Saturday, February 2, 2008

Digital photography Tips for Photo Editing

Digital photography has a lot of advantages over film photography in many areas, but one of the most useful is the final output of the image itself. With film cameras you had to rely on the processing lab to make any general adjustments needed to your photos to make them appear their best, but with digital photos you as the photographer have all the tools you need to enhance and edit your own photos right at home.

Of course, how much editing you do to your photos before printing is entirely up to you and there are all kinds of preferences on photo editing from those that do almost no editing at all, to those who like to make major adjustments to almost every photo that they take. And there is plenty of middle ground in between those two extremes as well.

Quite often, many basic editing tasks can be done in the camera itself after the picture is taken including some simple cropping, removing red eye from flash photos, and rotation from landscape to portrait and vice versa. For many people, this is about all that they require anyway before printing out their snapshots, and this keeps things very easy and simple.

But to start to realize the potential that digital photography puts in the hands of the average person, a photo editing software program will be needed where you upload your photos from the camera to your computer and then open them in the program. You can then begin to perform all kinds of editing tasks including more advanced cropping, change the file size or format, adjust color saturation, contrast and brightness, and apply special effects.

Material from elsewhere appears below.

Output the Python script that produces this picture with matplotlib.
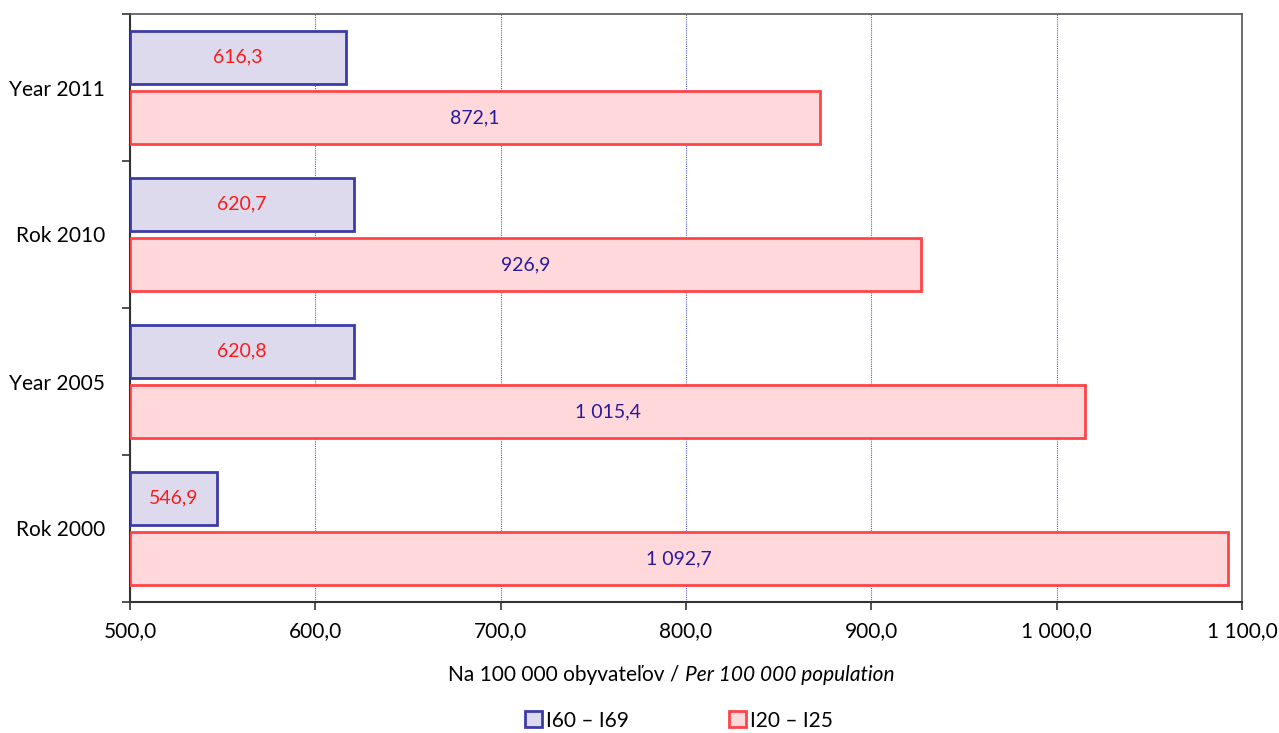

There are several good free digital photo editing software programs available for download that can fit the bill for most common photo editing needs. All you have to do is perform a search for "free photo editing software" and you should have plenty of results to choose from.

But there are two programs for sale that seem to meet the needs of most average photographers whether novices or even serious hobbyists, and they are Adobe Photoshop Elements and Corel Paint Shop Pro 9. Both of these programs are very highly rated in most independent and consumer reviews as being very easy to learn and use, while also handling most any editing task that the average photographer could need.

For even more high end photo editing the full Adobe PhotoShop program will provide enough editing power to meet the needs and expectations of even the most discriminating photographers, but expect to pay quite a bit more for the added power and capability.

It should be clear then that regardless of the amount and scope of photo editing that you intend to do, there is a program that will let you do exactly what you want.